▶ **What to work on**: Copy exactly the lines from the line containing "Write the D3.js code for this chart." to the line containing "d3.scaleLinear().domain([0, 100]).range([plotBottom, plotTop]);", both lines included, and omit any pictures.

▶ **Information supplied**:
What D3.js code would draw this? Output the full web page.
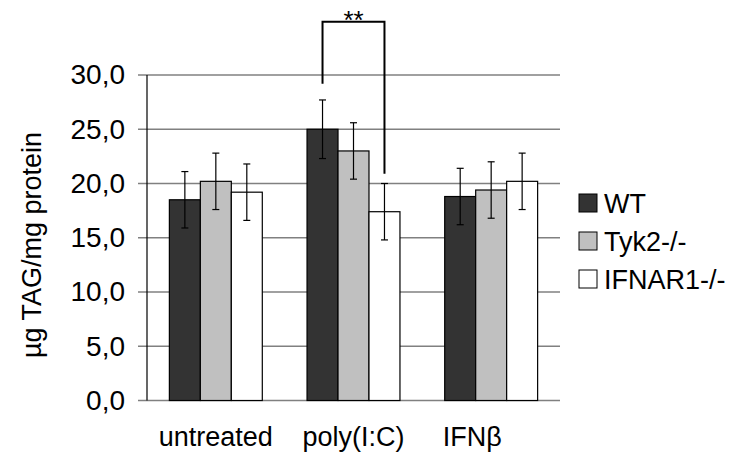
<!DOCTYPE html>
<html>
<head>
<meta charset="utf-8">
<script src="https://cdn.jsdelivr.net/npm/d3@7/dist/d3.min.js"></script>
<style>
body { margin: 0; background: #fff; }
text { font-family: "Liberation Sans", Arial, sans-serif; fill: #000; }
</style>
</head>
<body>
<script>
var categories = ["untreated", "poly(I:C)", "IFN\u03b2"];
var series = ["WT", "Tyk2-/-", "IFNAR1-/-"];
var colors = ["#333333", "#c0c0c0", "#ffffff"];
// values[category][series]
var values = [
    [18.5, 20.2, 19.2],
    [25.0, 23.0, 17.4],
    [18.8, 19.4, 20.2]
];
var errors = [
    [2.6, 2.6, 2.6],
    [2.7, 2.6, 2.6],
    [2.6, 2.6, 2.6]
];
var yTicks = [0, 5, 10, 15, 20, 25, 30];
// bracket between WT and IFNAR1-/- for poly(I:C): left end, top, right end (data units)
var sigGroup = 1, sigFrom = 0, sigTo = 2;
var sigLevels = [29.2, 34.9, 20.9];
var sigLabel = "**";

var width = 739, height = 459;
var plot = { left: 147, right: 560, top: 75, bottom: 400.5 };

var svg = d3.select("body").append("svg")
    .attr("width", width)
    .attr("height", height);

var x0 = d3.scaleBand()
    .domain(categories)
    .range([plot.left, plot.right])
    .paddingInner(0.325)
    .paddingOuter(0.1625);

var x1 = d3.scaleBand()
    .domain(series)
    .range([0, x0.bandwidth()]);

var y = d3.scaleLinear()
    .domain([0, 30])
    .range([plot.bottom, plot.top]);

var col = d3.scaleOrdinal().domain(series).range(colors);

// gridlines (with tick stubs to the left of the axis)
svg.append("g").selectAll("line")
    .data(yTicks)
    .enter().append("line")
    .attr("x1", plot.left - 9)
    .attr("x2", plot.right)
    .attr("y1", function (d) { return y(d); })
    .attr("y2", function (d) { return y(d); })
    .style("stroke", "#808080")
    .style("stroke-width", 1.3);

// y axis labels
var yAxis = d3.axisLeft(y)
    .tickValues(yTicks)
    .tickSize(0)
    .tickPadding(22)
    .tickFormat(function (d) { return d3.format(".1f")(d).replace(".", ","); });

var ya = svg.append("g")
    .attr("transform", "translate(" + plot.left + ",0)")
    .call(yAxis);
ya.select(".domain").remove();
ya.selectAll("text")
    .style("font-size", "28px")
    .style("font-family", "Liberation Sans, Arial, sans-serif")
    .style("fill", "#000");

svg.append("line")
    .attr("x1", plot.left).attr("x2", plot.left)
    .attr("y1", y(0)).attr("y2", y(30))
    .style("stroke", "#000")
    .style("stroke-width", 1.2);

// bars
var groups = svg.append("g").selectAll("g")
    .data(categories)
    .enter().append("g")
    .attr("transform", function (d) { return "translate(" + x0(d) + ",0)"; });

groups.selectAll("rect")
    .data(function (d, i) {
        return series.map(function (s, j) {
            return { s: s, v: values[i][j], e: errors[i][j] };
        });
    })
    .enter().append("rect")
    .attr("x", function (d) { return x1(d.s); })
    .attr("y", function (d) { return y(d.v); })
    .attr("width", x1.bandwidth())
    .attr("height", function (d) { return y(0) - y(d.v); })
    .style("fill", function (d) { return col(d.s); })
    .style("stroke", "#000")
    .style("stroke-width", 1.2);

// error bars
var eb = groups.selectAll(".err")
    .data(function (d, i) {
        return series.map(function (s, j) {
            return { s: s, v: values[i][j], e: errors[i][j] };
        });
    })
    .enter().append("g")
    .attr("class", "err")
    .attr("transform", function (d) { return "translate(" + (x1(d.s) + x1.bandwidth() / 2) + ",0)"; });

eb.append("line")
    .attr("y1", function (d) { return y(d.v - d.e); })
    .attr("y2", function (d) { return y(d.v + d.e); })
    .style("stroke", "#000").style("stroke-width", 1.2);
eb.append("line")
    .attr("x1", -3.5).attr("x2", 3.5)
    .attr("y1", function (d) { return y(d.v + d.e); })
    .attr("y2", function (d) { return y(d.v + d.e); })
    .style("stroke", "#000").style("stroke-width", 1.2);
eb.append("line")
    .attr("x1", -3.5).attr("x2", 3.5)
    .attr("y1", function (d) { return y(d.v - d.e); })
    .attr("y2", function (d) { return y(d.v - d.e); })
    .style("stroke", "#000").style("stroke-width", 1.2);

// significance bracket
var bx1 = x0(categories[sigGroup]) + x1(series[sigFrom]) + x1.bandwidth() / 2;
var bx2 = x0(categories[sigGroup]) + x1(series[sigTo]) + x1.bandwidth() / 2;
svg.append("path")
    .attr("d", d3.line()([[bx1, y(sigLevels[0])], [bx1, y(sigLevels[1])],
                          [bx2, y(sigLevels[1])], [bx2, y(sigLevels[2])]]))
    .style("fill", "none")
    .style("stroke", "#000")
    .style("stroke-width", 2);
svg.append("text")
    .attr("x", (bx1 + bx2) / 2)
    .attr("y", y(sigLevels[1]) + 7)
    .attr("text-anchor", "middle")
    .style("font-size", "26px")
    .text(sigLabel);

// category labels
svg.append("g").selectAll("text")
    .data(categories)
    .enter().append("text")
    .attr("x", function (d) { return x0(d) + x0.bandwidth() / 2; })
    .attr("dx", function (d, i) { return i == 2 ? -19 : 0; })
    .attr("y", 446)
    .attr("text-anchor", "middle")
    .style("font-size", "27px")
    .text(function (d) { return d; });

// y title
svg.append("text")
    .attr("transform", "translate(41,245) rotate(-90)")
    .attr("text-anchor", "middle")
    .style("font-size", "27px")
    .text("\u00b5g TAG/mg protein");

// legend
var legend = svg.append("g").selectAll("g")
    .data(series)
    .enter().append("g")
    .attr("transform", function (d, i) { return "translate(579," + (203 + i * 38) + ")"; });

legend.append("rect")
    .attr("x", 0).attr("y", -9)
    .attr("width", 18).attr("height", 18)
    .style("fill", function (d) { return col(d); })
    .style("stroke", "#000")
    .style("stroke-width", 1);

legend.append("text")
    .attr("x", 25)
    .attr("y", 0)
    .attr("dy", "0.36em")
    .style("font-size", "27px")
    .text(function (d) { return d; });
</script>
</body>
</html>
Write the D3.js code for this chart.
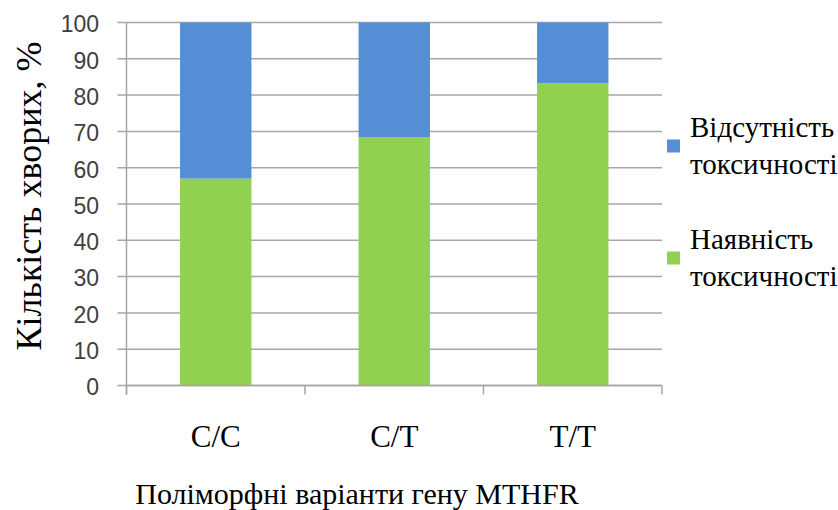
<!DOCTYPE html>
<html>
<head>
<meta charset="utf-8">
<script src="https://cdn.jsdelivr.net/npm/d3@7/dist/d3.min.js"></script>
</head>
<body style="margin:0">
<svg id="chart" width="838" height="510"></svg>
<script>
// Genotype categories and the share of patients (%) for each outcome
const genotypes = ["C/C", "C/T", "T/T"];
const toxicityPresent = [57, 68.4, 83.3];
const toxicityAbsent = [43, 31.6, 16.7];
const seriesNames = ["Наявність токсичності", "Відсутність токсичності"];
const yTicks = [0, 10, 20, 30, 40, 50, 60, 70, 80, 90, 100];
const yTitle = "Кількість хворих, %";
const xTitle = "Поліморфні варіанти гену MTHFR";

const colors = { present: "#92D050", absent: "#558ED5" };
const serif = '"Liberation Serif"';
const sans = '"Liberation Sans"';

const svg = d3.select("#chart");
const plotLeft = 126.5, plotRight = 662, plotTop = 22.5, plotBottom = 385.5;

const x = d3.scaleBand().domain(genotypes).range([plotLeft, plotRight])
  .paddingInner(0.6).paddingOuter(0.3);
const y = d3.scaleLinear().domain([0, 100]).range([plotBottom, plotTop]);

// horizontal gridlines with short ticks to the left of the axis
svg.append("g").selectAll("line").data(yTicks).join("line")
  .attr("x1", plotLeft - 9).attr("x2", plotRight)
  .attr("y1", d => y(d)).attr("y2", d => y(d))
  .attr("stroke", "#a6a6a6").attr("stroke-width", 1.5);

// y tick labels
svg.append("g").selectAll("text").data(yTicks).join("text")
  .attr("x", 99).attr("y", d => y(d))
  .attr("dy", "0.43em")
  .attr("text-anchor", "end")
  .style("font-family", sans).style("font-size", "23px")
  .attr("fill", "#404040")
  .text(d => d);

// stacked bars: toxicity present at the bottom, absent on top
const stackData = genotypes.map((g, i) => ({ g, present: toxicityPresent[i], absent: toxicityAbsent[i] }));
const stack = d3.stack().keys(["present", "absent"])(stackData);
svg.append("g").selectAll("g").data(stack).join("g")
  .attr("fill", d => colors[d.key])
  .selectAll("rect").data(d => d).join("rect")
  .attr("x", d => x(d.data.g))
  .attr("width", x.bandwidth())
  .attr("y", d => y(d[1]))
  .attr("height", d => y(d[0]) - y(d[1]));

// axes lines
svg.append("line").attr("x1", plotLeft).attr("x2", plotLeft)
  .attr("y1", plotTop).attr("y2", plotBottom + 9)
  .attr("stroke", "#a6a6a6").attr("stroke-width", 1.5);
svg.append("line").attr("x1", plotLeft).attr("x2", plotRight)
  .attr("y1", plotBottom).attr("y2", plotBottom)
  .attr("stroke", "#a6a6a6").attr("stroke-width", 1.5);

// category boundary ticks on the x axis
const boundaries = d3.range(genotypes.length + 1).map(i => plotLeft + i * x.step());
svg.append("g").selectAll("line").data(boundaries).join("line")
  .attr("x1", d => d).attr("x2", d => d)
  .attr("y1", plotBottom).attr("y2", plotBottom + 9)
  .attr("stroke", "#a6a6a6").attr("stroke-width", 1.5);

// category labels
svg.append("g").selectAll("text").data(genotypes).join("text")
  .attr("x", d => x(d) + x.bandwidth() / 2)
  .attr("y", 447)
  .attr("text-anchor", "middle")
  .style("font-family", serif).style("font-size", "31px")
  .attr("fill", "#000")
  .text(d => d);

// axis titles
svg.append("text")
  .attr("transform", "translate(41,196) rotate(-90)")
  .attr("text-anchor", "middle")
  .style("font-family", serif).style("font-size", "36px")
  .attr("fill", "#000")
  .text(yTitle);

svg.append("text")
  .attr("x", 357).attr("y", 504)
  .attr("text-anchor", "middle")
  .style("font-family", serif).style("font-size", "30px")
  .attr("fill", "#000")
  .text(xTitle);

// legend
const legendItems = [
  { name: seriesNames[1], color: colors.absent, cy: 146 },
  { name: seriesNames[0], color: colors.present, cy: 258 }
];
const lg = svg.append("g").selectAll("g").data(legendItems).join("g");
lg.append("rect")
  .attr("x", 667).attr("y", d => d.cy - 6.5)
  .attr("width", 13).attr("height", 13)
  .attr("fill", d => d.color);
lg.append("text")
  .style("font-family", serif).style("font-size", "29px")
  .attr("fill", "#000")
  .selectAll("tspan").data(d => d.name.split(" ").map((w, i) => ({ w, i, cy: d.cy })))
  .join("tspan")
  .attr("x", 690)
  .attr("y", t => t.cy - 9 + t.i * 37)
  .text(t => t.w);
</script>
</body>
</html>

▶ **Output**:
Write the D3.js code for this chart.
<!DOCTYPE html>
<html>
<head>
<meta charset="utf-8">
<script src="https://cdn.jsdelivr.net/npm/d3@7/dist/d3.min.js"></script>
</head>
<body style="margin:0">
<svg id="chart" width="838" height="510"></svg>
<script>
// Genotype categories and the share of patients (%) for each outcome
const genotypes = ["C/C", "C/T", "T/T"];
const toxicityPresent = [57, 68.4, 83.3];
const toxicityAbsent = [43, 31.6, 16.7];
const seriesNames = ["Наявність токсичності", "Відсутність токсичності"];
const yTicks = [0, 10, 20, 30, 40, 50, 60, 70, 80, 90, 100];
const yTitle = "Кількість хворих, %";
const xTitle = "Поліморфні варіанти гену MTHFR";

const colors = { present: "#92D050", absent: "#558ED5" };
const serif = '"Liberation Serif"';
const sans = '"Liberation Sans"';

const svg = d3.select("#chart");
const plotLeft = 126.5, plotRight = 662, plotTop = 22.5, plotBottom = 385.5;

const x = d3.scaleBand().domain(genotypes).range([plotLeft, plotRight])
  .paddingInner(0.6).paddingOuter(0.3);
const y = d3.scaleLinear().domain([0, 100]).range([plotBottom, plotTop]);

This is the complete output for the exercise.